Durup dururken 26 dolar kazanıyorum
Paterson’ın en büyük gıda toptancısı Öncü’nün sahibi bir kadın, Adile Yağız. Paterson’da bir cami avlusunda çibörek yapıp satarak başlayan hikâyesini anlatmaya çok yanaşmıyor. “Benimkisi çok acıklı, boş ver, ben kahve yapayım” diyor. Urfalı bir aşiretin kızı. Buraya geleli 11 yıl olmuş. Mutlu mu? Bu sorunun cevabını bilmiyor. “İşimde mutluyum ama ailemi özlüyorum, buradaki insanlar da bir değişik, kültürlerini yaşamıyorlar, ben hem kültürümü yaşıyorum hem de yaşatıyorum” diyor. Adile Hanım’ın dükkânının geleni gideni çok, işi başından aşkın. “Selamünaleyküm” diyen depodan içeri giriyor. Buralarda ona Adile Sultan diyorlar. Ben Adile Hanım’ın pişirdiği kahveleri beklerken kendimi bir anda ince bulgur, biber salçası satarken buluyorum. Beş dakikalık alın terimin karşılığı 26 dolar. Dönecek mi bir gün? Bilmiyor. Kalacak mı? Bilmiyor. 11 yılın nasıl geçtiğini de anlamamış zaten. Hayat mutsuzken mi mutluyken mi daha hızlı akıyor? Bunun cevabını ben de bilmiyorum. iPad’inden açtığı İbrahim Tatlıses’le Adile Hanım’ı baş başa bırakıp çıkıyorum.

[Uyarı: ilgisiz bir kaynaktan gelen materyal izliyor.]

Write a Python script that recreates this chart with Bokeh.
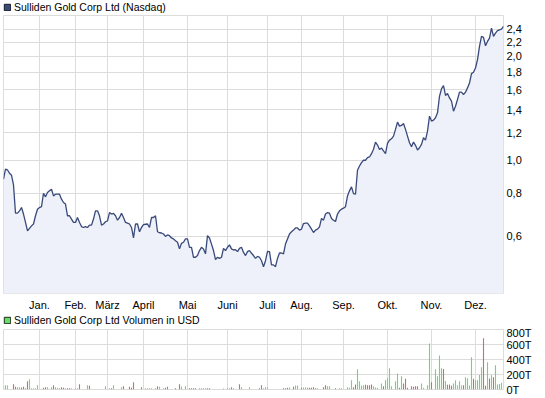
from bokeh.plotting import figure
from bokeh.layouts import column
from bokeh.models import Range1d, FixedTicker, CustomJSTickFormatter, Legend, LegendItem
from bokeh.embed import file_html
from bokeh.resources import INLINE

title_price = "Sulliden Gold Corp Ltd (Nasdaq)"
title_volume = "Sulliden Gold Corp Ltd Volumen in USD"

month_labels = ["Jan.", "Feb.", "März", "April", "Mai", "Juni", "Juli", "Aug.", "Sep.", "Okt.", "Nov.", "Dez."]
month_start_day = [18, 36, 52, 70, 92, 112, 132, 149, 170, 192, 214, 236]

# closing price (USD), one value per trading day
price = [
    0.880, 0.941, 0.936, 0.916, 0.904, 0.847, 0.701, 0.701, 0.712, 0.728,
    0.697, 0.659, 0.623, 0.633, 0.644, 0.652, 0.689, 0.720, 0.728, 0.732,
    0.801, 0.782, 0.805, 0.814, 0.823, 0.787, 0.796, 0.796, 0.796, 0.770,
    0.753, 0.745, 0.689, 0.689, 0.674, 0.659, 0.659, 0.681, 0.659, 0.641,
    0.637, 0.641, 0.637, 0.647, 0.647, 0.674, 0.712, 0.712, 0.689, 0.647,
    0.652, 0.662, 0.666, 0.704, 0.697, 0.700, 0.689, 0.669, 0.681, 0.700,
    0.681, 0.659, 0.656, 0.652, 0.637, 0.594, 0.652, 0.652, 0.619, 0.637,
    0.649, 0.651, 0.652, 0.637, 0.681, 0.681, 0.689, 0.619, 0.615, 0.614,
    0.610, 0.600, 0.606, 0.603, 0.594, 0.590, 0.583, 0.577, 0.552, 0.573,
    0.577, 0.590, 0.590, 0.558, 0.558, 0.522, 0.522, 0.528, 0.546, 0.558,
    0.552, 0.534, 0.603, 0.594, 0.570, 0.546, 0.514, 0.522, 0.518, 0.522,
    0.554, 0.546, 0.558, 0.567, 0.552, 0.548, 0.549, 0.542, 0.554, 0.558,
    0.539, 0.528, 0.542, 0.546, 0.536, 0.528, 0.518, 0.525, 0.522, 0.510,
    0.490, 0.510, 0.543, 0.542, 0.496, 0.496, 0.490, 0.518, 0.537, 0.537,
    0.534, 0.570, 0.590, 0.610, 0.619, 0.626, 0.635, 0.635, 0.626, 0.630,
    0.654, 0.656, 0.656, 0.644, 0.630, 0.616, 0.626, 0.630, 0.640, 0.677,
    0.669, 0.697, 0.704, 0.701, 0.677, 0.669, 0.663, 0.697, 0.712, 0.720,
    0.725, 0.732, 0.787, 0.814, 0.836, 0.799, 0.796, 0.934, 0.961, 0.983,
    0.999, 0.999, 1.016, 1.021, 1.044, 1.075, 1.128, 1.106, 1.073, 1.084,
    1.063, 1.044, 1.118, 1.143, 1.153, 1.174, 1.228, 1.289, 1.255, 1.261,
    1.278, 1.228, 1.174, 1.123, 1.093, 1.128, 1.104, 1.070, 1.086, 1.111,
    1.161, 1.143, 1.214, 1.342, 1.298, 1.307, 1.327, 1.372, 1.533, 1.610,
    1.647, 1.541, 1.561, 1.516, 1.483, 1.387, 1.434, 1.500, 1.575, 1.575,
    1.551, 1.575, 1.621, 1.675, 1.783, 1.799, 1.852, 1.959, 2.139, 2.287,
    2.273, 2.149, 2.212, 2.262, 2.417, 2.287, 2.337, 2.379, 2.391, 2.400,
    2.445,
]
day = list(range(len(price)))
price_ticks = [0.6, 0.8, 1.0, 1.2, 1.4, 1.6, 1.8, 2.0, 2.2, 2.4]

# volume (thousand USD) on days with trades; direction u=up, d=down, n=unchanged
vol_day = [0, 1, 2, 5, 6, 7, 8, 9, 10, 11, 12, 13, 14, 15, 16, 17, 20, 21, 22, 24,
           25, 26, 27, 28, 29, 30, 31, 32, 33, 34, 36, 37, 38, 42, 43, 51, 53, 54, 55, 59,
           60, 63, 64, 65, 69, 71, 72, 73, 74, 76, 77, 78, 80, 81, 82, 86, 88, 89, 91, 93,
           94, 95, 96, 98, 99, 100, 101, 102, 103, 110, 112, 113, 114, 115, 118, 119, 123, 128, 129, 130,
           131, 132, 140, 141, 142, 143, 145, 146, 147, 149, 150, 151, 152, 153, 154, 155, 156, 157, 160, 161,
           162, 163, 166, 168, 169, 172, 173, 174, 175, 176, 177, 178, 179, 180, 181, 182, 183, 184, 185, 186,
           187, 189, 190, 191, 192, 193, 194, 196, 197, 198, 199, 200, 201, 202, 204, 205, 206, 207, 209, 210,
           212, 213, 214, 216, 217, 218, 219, 220, 221, 222, 223, 224, 225, 226, 227, 228, 229, 230, 231, 232,
           233, 234, 235, 236, 237, 238, 239, 240, 241, 242, 243, 244, 245, 246, 247, 248, 249]
vol_k = [44, 58, 58, 71, 36, 31, 31, 27, 36, 22, 111, 138, 18, 18, 18, 58, 22, 31, 31, 31,
         58, 31, 22, 18, 31, 22, 18, 18, 18, 18, 18, 18, 71, 58, 49, 44, 18, 18, 58, 31,
         44, 36, 22, 98, 31, 18, 18, 18, 18, 18, 44, 36, 18, 22, 36, 18, 71, 40, 44, 18,
         18, 18, 18, 18, 18, 18, 18, 18, 18, 13, 18, 18, 31, 18, 71, 31, 31, 18, 58, 18,
         31, 31, 18, 18, 22, 27, 36, 53, 53, 22, 27, 27, 27, 22, 22, 31, 22, 18, 31, 58,
         44, 44, 18, 18, 18, 31, 22, 124, 31, 67, 271, 111, 49, 58, 62, 58, 58, 67, 44, 27,
         22, 80, 44, 124, 150, 284, 44, 111, 213, 22, 178, 80, 142, 22, 44, 36, 44, 44, 80, 22,
         58, 613, 98, 271, 178, 455, 284, 275, 115, 62, 67, 49, 80, 124, 58, 111, 58, 58, 164, 151,
         53, 431, 142, 124, 124, 195, 298, 684, 49, 364, 147, 191, 164, 324, 67, 75, 89]
vol_dir = ["u", "u", "n", "d", "d", "u", "u", "d", "d", "n", "d", "u", "u", "n", "n", "u", "d", "d", "u", "u",
           "d", "u", "n", "n", "d", "d", "n", "d", "d", "n", "n", "n", "d", "u", "d", "u", "n", "d", "u", "u",
           "d", "d", "d", "d", "d", "u", "n", "u", "n", "u", "d", "u", "n", "d", "d", "d", "d", "u", "u", "d",
           "d", "d", "d", "u", "u", "u", "u", "d", "d", "u", "n", "u", "d", "u", "d", "u", "u", "d", "d", "n",
           "u", "n", "d", "d", "d", "u", "d", "u", "u", "d", "u", "u", "u", "d", "d", "d", "u", "u", "d", "d",
           "u", "u", "d", "u", "u", "u", "u", "u", "d", "d", "u", "u", "u", "u", "d", "d", "d", "d", "u", "u",
           "n", "u", "d", "u", "u", "u", "u", "u", "u", "d", "u", "d", "d", "d", "d", "d", "d", "d", "u", "n",
           "u", "u", "d", "u", "u", "u", "u", "d", "u", "d", "d", "d", "u", "u", "n", "u", "n", "d", "u", "u",
           "u", "u", "d", "u", "u", "u", "u", "d", "d", "u", "d", "u", "d", "u", "u", "u", "u"]
volume_ticks = [0, 200, 400, 600, 800]
volume_labels = ["0T", "200T", "400T", "600T", "800T"]

FONT = "Liberation Sans"
GRID = "#dcdcdc"
LINE = "#394a7a"
AREA = "#eef1fa"
DIR_COLOR = {"u": "#66dd66", "d": "#e06464", "n": "#b4b4b4"}


def style_axis(ax):
    ax.axis_line_color = None
    ax.major_tick_line_color = None
    ax.minor_tick_line_color = None
    ax.major_tick_out = 0
    ax.major_tick_in = 0
    ax.minor_tick_out = 0
    ax.minor_tick_in = 0
    ax.major_label_text_font = FONT
    ax.major_label_text_font_size = "11px"
    ax.major_label_text_color = "#000000"


def header(label, fill, edge, height):
    h = figure(width=545, height=height, x_range=Range1d(0, 1), y_range=Range1d(0, 1),
               x_axis_location=None, y_axis_location=None,
               output_backend="svg", toolbar_location=None,
               min_border_left=3, min_border_right=0, min_border_top=0, min_border_bottom=0)
    h.title.visible = False
    h.outline_line_color = None
    h.xgrid.visible = False
    h.ygrid.visible = False
    # legend key renderer: one swatch kept outside the visible range
    key = h.quad(left=[2], right=[3], top=[3], bottom=[2], fill_color=fill, line_color=edge)
    leg = Legend(items=[LegendItem(label=label, renderers=[key])],
                 location="top_left", orientation="horizontal",
                 glyph_width=8, glyph_height=8, label_standoff=3,
                 padding=0, margin=0, spacing=0, label_height=height - 1,
                 border_line_color=None, background_fill_alpha=0,
                 label_text_font=FONT, label_text_font_size="10.5px",
                 label_text_color="#000000")
    h.add_layout(leg)
    return h


# ---- price chart ----
h1 = header(title_price, "#3c4a78", "#15182a", 14)
p1 = figure(width=545, height=300, x_range=Range1d(0, 250), y_range=Range1d(0.4096, 2.631),
            y_axis_type="log", y_axis_location="right",
            output_backend="svg", toolbar_location=None,
            min_border_left=3, min_border_right=42, min_border_top=1, min_border_bottom=21)
p1.title.visible = False
p1.outline_line_color = GRID
p1.varea(x=day, y1=0.1, y2=price, fill_color=AREA)
p1.line(day, price, line_color=LINE, line_width=1.3)

p1.yaxis.ticker = FixedTicker(ticks=price_ticks, minor_ticks=[])
p1.ygrid.ticker = FixedTicker(ticks=price_ticks, minor_ticks=[])
p1.yaxis.formatter = CustomJSTickFormatter(code="return tick.toFixed(1).replace('.', ',');")
p1.yaxis.major_label_standoff = 3
style_axis(p1.yaxis[0])

p1.xaxis.ticker = FixedTicker(ticks=month_start_day, minor_ticks=[])
p1.xgrid.ticker = FixedTicker(ticks=month_start_day, minor_ticks=[])
p1.xaxis.major_label_overrides = {d: m for d, m in zip(month_start_day, month_labels)}
p1.xaxis.major_label_standoff = 5
style_axis(p1.xaxis[0])
p1.xgrid.grid_line_color = GRID
p1.ygrid.grid_line_color = GRID

# ---- volume chart ----
h2 = header(title_volume, "#66dd66", "#1a2a1a", 12)
p2 = figure(width=545, height=72, x_range=Range1d(0, 250), y_range=Range1d(0, 800),
            y_axis_location="right", output_backend="svg", toolbar_location=None,
            min_border_left=3, min_border_right=42, min_border_top=3, min_border_bottom=9)
p2.title.visible = False
p2.outline_line_color = GRID
p2.vbar(x=vol_day, top=vol_k, width=0.55,
        fill_color=[DIR_COLOR[d] for d in vol_dir], line_color=None)
p2.yaxis.ticker = FixedTicker(ticks=volume_ticks, minor_ticks=[])
p2.ygrid.ticker = FixedTicker(ticks=volume_ticks, minor_ticks=[])
p2.yaxis.major_label_overrides = {t: l for t, l in zip(volume_ticks, volume_labels)}
p2.yaxis.major_label_standoff = 3
style_axis(p2.yaxis[0])
p2.xaxis.visible = False
p2.xgrid.ticker = FixedTicker(ticks=month_start_day, minor_ticks=[])
p2.xgrid.grid_line_color = GRID
p2.ygrid.grid_line_color = GRID

layout = column(h1, p1, h2, p2, spacing=0)
open("out.html", "w").write(file_html(layout, INLINE))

Paterson’a ve Amerika’ya dair olumlu konuşan tek kişi, kendisine Amerika’nın Muhtarı denilen Nurhayat Kınay. İstanbul’da avukatlık yaparken Green Card çekilişiyle bir anda taşınmaya karar veren Nurhayat Hanım burada danışmanlık yapıyor. Ona göre ABD Allah’ın lütfu bir yer ve dünya üzerindeki cennet. Herkes onun gibi düşünmese de bunu hiç umursamıyor. “Ne var Türkiye’de, biri bana bunu söylesin” diyor.
‘Uçağın altında değil üstünde dönmek istiyorum’
Buraya 21 yıl önce taşınan ve terzilik yapan Selahattin Andıç ve eşi Gül Hanım’ı dükkânlarında sessiz sakin otururken buluyorum. Bir yandan çalışıyorlar, bir yandan televizyonda oynayan ‘Kuruluş Osman’a bakıyorlar. Terzi Selo buraya ilk taşındığında tanıdık kimse de olmadığından camilerde yatmış, misafirhanelerde kalmış eşini, çocuklarını yanına aldırana kadar 1.5 sene sefalet çekmiş ve artık yavaş yavaş dönmeye hazırlanıyor. Türkiye’ye dönünce ayaklarını uzatıp gazetesini okumak, balık tutmaya gitmek, karısıyla gezip dolaşmak, balona binmek, uçmak, yeniden yaşamaya başlamak istiyor. “Çok güzel yerler var, göremedik” diyor. “Burada mutluyuz desek olmaz, mutsusuz desek olmaz ama hayatımı burada bitirmek istemiyorum. Ben uçağın altında değil, uçağın üstünde dönmek istiyorum memlekete” diye ekliyor bir yandan sipariş bir pantolon dikerken. Koyu Beşiktaşlı olduğu için biraz ligden, maçlardan konuşuyoruz. Sanki zaman durmuş, sanki matrikste bir kayma olmuş, sanki Beşiktaş’tayız, Selahattin Bey ve Gül Hanım’la oturmuşuz, önümüzden vapurlar geçiyor.
Paterson sanki bir Türk dizisinin düşük bütçeyle çekilen Amerikan versiyonu gibi. Helal kokoreçten tut da Çamlıca gazozuna kadar her şeyi bulsan da kasabın önünde bekleyen arsız bir kedi, caddenin üzerindeki apartmanların bir ismi yok. Önce yadırgıyorsun, zamanla alışıyorsun.